● Challenge:
In your copy, include every line of the listing below exactly but none of the pictures.

● Records:
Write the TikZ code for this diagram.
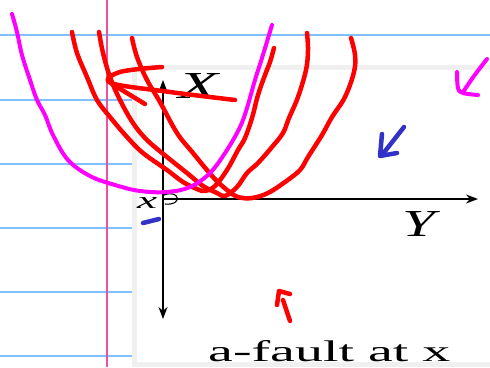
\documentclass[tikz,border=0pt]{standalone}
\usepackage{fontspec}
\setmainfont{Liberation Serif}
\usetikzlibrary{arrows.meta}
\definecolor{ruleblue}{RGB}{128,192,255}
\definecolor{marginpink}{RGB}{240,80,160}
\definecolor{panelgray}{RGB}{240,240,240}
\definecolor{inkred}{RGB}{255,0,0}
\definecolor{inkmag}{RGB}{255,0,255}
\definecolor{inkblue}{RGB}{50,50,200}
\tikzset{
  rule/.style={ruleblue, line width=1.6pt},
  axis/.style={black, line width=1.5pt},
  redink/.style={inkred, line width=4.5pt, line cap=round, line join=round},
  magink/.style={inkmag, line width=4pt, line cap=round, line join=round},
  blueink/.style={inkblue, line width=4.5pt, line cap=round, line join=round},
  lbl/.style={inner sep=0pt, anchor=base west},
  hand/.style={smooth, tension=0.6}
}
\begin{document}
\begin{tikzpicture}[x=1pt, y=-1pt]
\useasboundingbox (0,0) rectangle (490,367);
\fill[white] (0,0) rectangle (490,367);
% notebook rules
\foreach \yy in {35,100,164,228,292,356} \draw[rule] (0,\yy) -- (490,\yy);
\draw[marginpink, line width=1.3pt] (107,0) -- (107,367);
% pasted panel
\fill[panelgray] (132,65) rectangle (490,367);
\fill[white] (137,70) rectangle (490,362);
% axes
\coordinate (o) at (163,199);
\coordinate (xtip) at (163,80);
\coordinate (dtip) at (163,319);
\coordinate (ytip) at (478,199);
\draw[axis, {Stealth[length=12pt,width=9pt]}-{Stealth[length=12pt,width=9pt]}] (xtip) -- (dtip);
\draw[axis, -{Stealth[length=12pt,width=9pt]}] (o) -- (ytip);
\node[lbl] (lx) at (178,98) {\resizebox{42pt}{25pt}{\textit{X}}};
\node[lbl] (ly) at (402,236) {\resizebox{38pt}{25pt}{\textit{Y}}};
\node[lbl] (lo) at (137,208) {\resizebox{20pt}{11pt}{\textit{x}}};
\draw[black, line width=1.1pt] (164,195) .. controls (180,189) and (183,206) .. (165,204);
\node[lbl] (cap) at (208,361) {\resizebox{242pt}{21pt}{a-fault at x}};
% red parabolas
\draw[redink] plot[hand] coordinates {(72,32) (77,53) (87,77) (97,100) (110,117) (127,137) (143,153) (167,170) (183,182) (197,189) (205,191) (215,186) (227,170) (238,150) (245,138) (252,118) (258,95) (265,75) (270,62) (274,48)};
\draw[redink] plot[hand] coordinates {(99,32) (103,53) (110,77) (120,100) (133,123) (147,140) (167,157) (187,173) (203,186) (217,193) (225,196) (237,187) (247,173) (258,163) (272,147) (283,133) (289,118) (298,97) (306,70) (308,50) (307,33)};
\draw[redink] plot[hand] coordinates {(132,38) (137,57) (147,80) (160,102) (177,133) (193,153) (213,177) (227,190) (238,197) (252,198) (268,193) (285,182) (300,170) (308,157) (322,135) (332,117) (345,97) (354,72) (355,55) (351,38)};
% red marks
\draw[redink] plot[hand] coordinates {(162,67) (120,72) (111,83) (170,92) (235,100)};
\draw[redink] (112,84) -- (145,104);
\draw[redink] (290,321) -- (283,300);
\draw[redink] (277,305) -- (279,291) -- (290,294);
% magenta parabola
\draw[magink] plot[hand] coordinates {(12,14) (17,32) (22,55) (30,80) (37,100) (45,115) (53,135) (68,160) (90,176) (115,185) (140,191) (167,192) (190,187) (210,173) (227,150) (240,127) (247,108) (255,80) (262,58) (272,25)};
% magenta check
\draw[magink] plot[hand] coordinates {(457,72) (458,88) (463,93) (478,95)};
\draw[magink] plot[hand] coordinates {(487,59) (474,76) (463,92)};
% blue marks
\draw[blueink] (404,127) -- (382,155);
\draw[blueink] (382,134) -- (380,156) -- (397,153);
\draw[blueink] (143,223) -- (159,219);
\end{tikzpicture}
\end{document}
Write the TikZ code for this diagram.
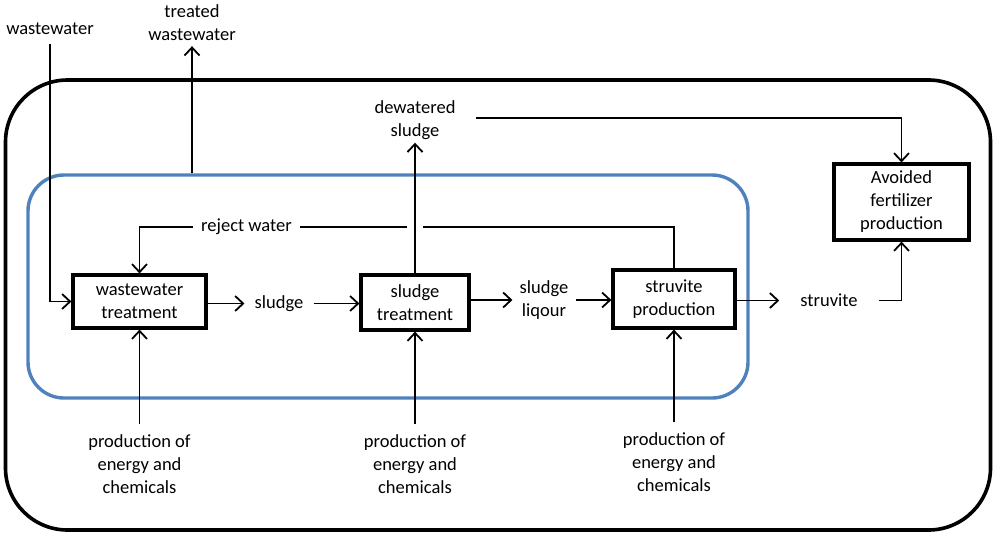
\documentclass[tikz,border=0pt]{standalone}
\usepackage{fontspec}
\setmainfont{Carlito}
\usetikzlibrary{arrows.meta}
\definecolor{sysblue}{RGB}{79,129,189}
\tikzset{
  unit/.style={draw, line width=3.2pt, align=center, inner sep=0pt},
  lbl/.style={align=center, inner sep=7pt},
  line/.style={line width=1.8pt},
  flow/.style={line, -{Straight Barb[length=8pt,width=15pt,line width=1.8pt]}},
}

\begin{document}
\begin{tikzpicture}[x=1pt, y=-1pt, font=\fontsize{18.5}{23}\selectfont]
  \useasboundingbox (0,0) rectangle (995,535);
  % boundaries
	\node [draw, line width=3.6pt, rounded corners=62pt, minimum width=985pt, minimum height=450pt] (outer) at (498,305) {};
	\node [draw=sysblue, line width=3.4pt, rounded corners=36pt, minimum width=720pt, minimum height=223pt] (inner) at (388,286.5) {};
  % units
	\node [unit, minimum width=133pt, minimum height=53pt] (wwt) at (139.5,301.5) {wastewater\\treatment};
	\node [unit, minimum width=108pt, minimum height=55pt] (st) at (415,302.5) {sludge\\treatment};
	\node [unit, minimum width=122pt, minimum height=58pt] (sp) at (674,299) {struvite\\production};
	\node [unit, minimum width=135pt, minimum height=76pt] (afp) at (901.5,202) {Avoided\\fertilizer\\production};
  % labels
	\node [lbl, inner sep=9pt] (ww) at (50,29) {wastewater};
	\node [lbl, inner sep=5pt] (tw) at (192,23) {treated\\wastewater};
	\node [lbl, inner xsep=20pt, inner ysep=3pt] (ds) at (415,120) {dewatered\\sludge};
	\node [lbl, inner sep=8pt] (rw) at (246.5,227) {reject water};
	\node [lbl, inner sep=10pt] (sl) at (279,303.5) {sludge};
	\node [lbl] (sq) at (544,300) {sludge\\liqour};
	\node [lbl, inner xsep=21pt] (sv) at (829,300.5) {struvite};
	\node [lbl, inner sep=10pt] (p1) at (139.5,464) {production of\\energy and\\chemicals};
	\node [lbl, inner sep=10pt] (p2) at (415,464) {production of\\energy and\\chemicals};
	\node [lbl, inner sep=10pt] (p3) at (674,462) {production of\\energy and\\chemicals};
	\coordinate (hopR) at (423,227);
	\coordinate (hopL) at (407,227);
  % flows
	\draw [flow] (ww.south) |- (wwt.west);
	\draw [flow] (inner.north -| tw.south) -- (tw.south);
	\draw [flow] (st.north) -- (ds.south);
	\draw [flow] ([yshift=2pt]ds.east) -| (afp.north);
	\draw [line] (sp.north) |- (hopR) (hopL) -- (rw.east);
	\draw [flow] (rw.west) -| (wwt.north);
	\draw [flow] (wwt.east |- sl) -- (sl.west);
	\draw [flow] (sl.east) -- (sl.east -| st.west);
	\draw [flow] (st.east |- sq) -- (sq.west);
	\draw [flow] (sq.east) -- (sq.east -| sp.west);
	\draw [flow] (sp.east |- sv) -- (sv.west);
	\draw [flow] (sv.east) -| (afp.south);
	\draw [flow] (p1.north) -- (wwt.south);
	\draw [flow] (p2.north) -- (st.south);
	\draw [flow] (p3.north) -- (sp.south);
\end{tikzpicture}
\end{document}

● Solution to the problem:
Write the TikZ code for this diagram.
\documentclass[tikz,border=0pt]{standalone}
\usepackage{fontspec}
\setmainfont{Liberation Serif}
\usetikzlibrary{arrows.meta}
\definecolor{ruleblue}{RGB}{128,192,255}
\definecolor{marginpink}{RGB}{240,80,160}
\definecolor{panelgray}{RGB}{240,240,240}
\definecolor{inkred}{RGB}{255,0,0}
\definecolor{inkmag}{RGB}{255,0,255}
\definecolor{inkblue}{RGB}{50,50,200}
\tikzset{
  rule/.style={ruleblue, line width=1.6pt},
  axis/.style={black, line width=1.5pt},
  redink/.style={inkred, line width=4.5pt, line cap=round, line join=round},
  magink/.style={inkmag, line width=4pt, line cap=round, line join=round},
  blueink/.style={inkblue, line width=4.5pt, line cap=round, line join=round},
  lbl/.style={inner sep=0pt, anchor=base west},
  hand/.style={smooth, tension=0.6}
}
\begin{document}
\begin{tikzpicture}[x=1pt, y=-1pt]
\useasboundingbox (0,0) rectangle (490,367);
\fill[white] (0,0) rectangle (490,367);
% notebook rules
\foreach \yy in {35,100,164,228,292,356} \draw[rule] (0,\yy) -- (490,\yy);
\draw[marginpink, line width=1.3pt] (107,0) -- (107,367);
% pasted panel
\fill[panelgray] (132,65) rectangle (490,367);
\fill[white] (137,70) rectangle (490,362);
% axes
\coordinate (o) at (163,199);
\coordinate (xtip) at (163,80);
\coordinate (dtip) at (163,319);
\coordinate (ytip) at (478,199);
\draw[axis, {Stealth[length=12pt,width=9pt]}-{Stealth[length=12pt,width=9pt]}] (xtip) -- (dtip);
\draw[axis, -{Stealth[length=12pt,width=9pt]}] (o) -- (ytip);
\node[lbl] (lx) at (178,98) {\resizebox{42pt}{25pt}{\textit{X}}};
\node[lbl] (ly) at (402,236) {\resizebox{38pt}{25pt}{\textit{Y}}};
\node[lbl] (lo) at (137,208) {\resizebox{20pt}{11pt}{\textit{x}}};
\draw[black, line width=1.1pt] (164,195) .. controls (180,189) and (183,206) .. (165,204);
\node[lbl] (cap) at (208,361) {\resizebox{242pt}{21pt}{a-fault at x}};
% red parabolas
\draw[redink] plot[hand] coordinates {(72,32) (77,53) (87,77) (97,100) (110,117) (127,137) (143,153) (167,170) (183,182) (197,189) (205,191) (215,186) (227,170) (238,150) (245,138) (252,118) (258,95) (265,75) (270,62) (274,48)};
\draw[redink] plot[hand] coordinates {(99,32) (103,53) (110,77) (120,100) (133,123) (147,140) (167,157) (187,173) (203,186) (217,193) (225,196) (237,187) (247,173) (258,163) (272,147) (283,133) (289,118) (298,97) (306,70) (308,50) (307,33)};
\draw[redink] plot[hand] coordinates {(132,38) (137,57) (147,80) (160,102) (177,133) (193,153) (213,177) (227,190) (238,197) (252,198) (268,193) (285,182) (300,170) (308,157) (322,135) (332,117) (345,97) (354,72) (355,55) (351,38)};
% red marks
\draw[redink] plot[hand] coordinates {(162,67) (120,72) (111,83) (170,92) (235,100)};
\draw[redink] (112,84) -- (145,104);
\draw[redink] (290,321) -- (283,300);
\draw[redink] (277,305) -- (279,291) -- (290,294);
% magenta parabola
\draw[magink] plot[hand] coordinates {(12,14) (17,32) (22,55) (30,80) (37,100) (45,115) (53,135) (68,160) (90,176) (115,185) (140,191) (167,192) (190,187) (210,173) (227,150) (240,127) (247,108) (255,80) (262,58) (272,25)};
% magenta check
\draw[magink] plot[hand] coordinates {(457,72) (458,88) (463,93) (478,95)};
\draw[magink] plot[hand] coordinates {(487,59) (474,76) (463,92)};
% blue marks
\draw[blueink] (404,127) -- (382,155);
\draw[blueink] (382,134) -- (380,156) -- (397,153);
\draw[blueink] (143,223) -- (159,219);
\end{tikzpicture}
\end{document}
Write the TikZ code for this diagram.
\documentclass[tikz,border=0pt]{standalone}
\usepackage{fontspec}
\setmainfont{Carlito}
\usetikzlibrary{arrows.meta}
\definecolor{sysblue}{RGB}{79,129,189}
\tikzset{
  unit/.style={draw, line width=3.2pt, align=center, inner sep=0pt},
  lbl/.style={align=center, inner sep=7pt},
  line/.style={line width=1.8pt},
  flow/.style={line, -{Straight Barb[length=8pt,width=15pt,line width=1.8pt]}},
}

\begin{document}
\begin{tikzpicture}[x=1pt, y=-1pt, font=\fontsize{18.5}{23}\selectfont]
  \useasboundingbox (0,0) rectangle (995,535);
  % boundaries
	\node [draw, line width=3.6pt, rounded corners=62pt, minimum width=985pt, minimum height=450pt] (outer) at (498,305) {};
	\node [draw=sysblue, line width=3.4pt, rounded corners=36pt, minimum width=720pt, minimum height=223pt] (inner) at (388,286.5) {};
  % units
	\node [unit, minimum width=133pt, minimum height=53pt] (wwt) at (139.5,301.5) {wastewater\\treatment};
	\node [unit, minimum width=108pt, minimum height=55pt] (st) at (415,302.5) {sludge\\treatment};
	\node [unit, minimum width=122pt, minimum height=58pt] (sp) at (674,299) {struvite\\production};
	\node [unit, minimum width=135pt, minimum height=76pt] (afp) at (901.5,202) {Avoided\\fertilizer\\production};
  % labels
	\node [lbl, inner sep=9pt] (ww) at (50,29) {wastewater};
	\node [lbl, inner sep=5pt] (tw) at (192,23) {treated\\wastewater};
	\node [lbl, inner xsep=20pt, inner ysep=3pt] (ds) at (415,120) {dewatered\\sludge};
	\node [lbl, inner sep=8pt] (rw) at (246.5,227) {reject water};
	\node [lbl, inner sep=10pt] (sl) at (279,303.5) {sludge};
	\node [lbl] (sq) at (544,300) {sludge\\liqour};
	\node [lbl, inner xsep=21pt] (sv) at (829,300.5) {struvite};
	\node [lbl, inner sep=10pt] (p1) at (139.5,464) {production of\\energy and\\chemicals};
	\node [lbl, inner sep=10pt] (p2) at (415,464) {production of\\energy and\\chemicals};
	\node [lbl, inner sep=10pt] (p3) at (674,462) {production of\\energy and\\chemicals};
	\coordinate (hopR) at (423,227);
	\coordinate (hopL) at (407,227);
  % flows
	\draw [flow] (ww.south) |- (wwt.west);
	\draw [flow] (inner.north -| tw.south) -- (tw.south);
	\draw [flow] (st.north) -- (ds.south);
	\draw [flow] ([yshift=2pt]ds.east) -| (afp.north);
	\draw [line] (sp.north) |- (hopR) (hopL) -- (rw.east);
	\draw [flow] (rw.west) -| (wwt.north);
	\draw [flow] (wwt.east |- sl) -- (sl.west);
	\draw [flow] (sl.east) -- (sl.east -| st.west);
	\draw [flow] (st.east |- sq) -- (sq.west);
	\draw [flow] (sq.east) -- (sq.east -| sp.west);
	\draw [flow] (sp.east |- sv) -- (sv.west);
	\draw [flow] (sv.east) -| (afp.south);
	\draw [flow] (p1.north) -- (wwt.south);
	\draw [flow] (p2.north) -- (st.south);
	\draw [flow] (p3.north) -- (sp.south);
\end{tikzpicture}
\end{document}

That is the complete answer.